Winter's Bone
I read the novel by Daniel Woodrell a couple of years ago and liked it a lot, but WINTER’S BONE may be one of those cases where something that worked for me as a novel didn’t work as well as a film. There’s nothing wrong with this movie, you understand. It’s very well-made and well-acted, especially by Jennifer Lawrence, who deserves all the praise she’s received for her portrayal of Ree Dolly, the teenage girl from the Ozarks who’s searching for her criminal father. But the movie is so unrelentingly bleak and grim that after a while it’s just painful to watch. So while I admire this film and recommend that you watch it, especially if you’re read Woodrell’s book, I can’t bring myself to say that I actually liked it. Does that make sense?
4 comments:
Unrelentingly grim seems to be in now. The Road's high moment was when Viggo Mortensen died after fighting off cannibals and other nastiness for 90 min.

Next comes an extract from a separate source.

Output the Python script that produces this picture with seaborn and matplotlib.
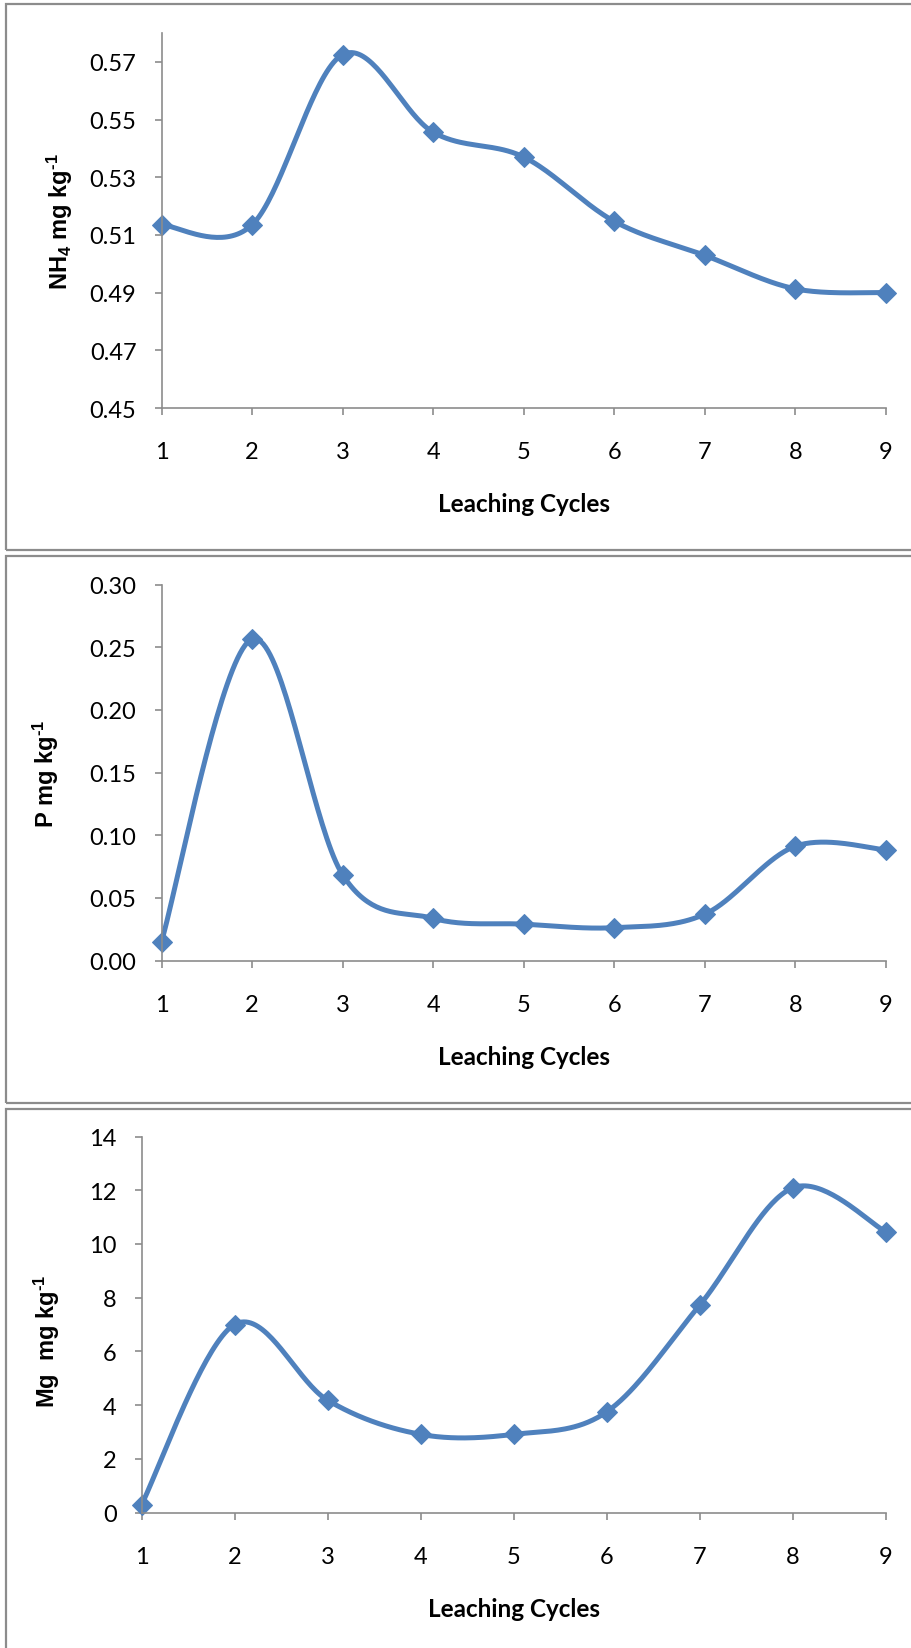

And the Coen brothers' last movie, A Serious Man, was anything but fun.
Yes, it does given your upbeat personality. It takes someone with a bleak world view (like mine) to really not mind its outlook. I nod in recognition while you shake your head in despair.
Did you really think the movie was bleaker than the novel? Admittedly I read the novel 3-4 years ago and just saw the movie late last year, but I'd say they were about equal in the bleakness department.
No, the book's just as bleak as the movie. But the movie bothered me more, maybe because of the immediacy of film and the fact that it's not filtered through my imagination, as a book is. I can read a really violent, gory horror novel and not be bothered by it nearly as much as I would be by a movie like that.